I’m curious these days about reader reactions to flash fiction. I’d be interested to hear some thoughts on this. Is this a meaningful/valuable literary form? Can it or does it accomplish something that other forms cannot? How is it different, if it is, from poetry?

4 Responses to “friday reading notes”

  1. Smithereens

    I love flash fiction! Why do you think it’s not valuable?? I guess it depends how long those pieces are (1000 words?), but mostly I don’t compare them to poetry, but rather to blogs or fictional diary writing. I visit http://www.flashquake.org and read stories in between meetings, or during my commute. I’d love to hear you about your experience of flash fiction!

  2. verbivore

    Smithereens – I do read David’s Very Short Novels and I enjoy them. I didn’t mean to imply that I didn’t like flash fiction. I like it. But I guess I don’t think I’ve ever read any piece of flash fiction that affected as much as or more than a longer piece of fiction….so I wonder about that. I will check out flashquake as well, thanks!

  3. Stefanie

    It sounds like your book group had a great discussion and even not knowing much about the book it makes me want to read it!

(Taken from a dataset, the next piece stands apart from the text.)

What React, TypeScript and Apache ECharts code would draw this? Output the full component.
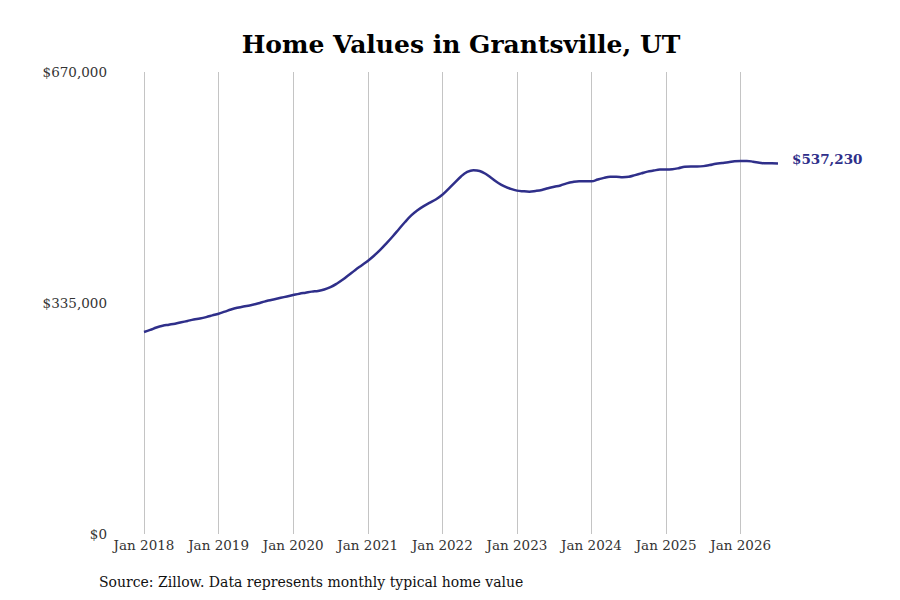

    I haven’t read much flash fiction but I have a Lydia Davis book that I suppose would qualify that I have dipped into and found really delightful in the way it gets right to the crux of things. I don’t think it’s like poetry at all though it can certainly be poetic. To me it seems like prose stripped down to the bare bones. Every word has to work and I find the concept of it intriguing.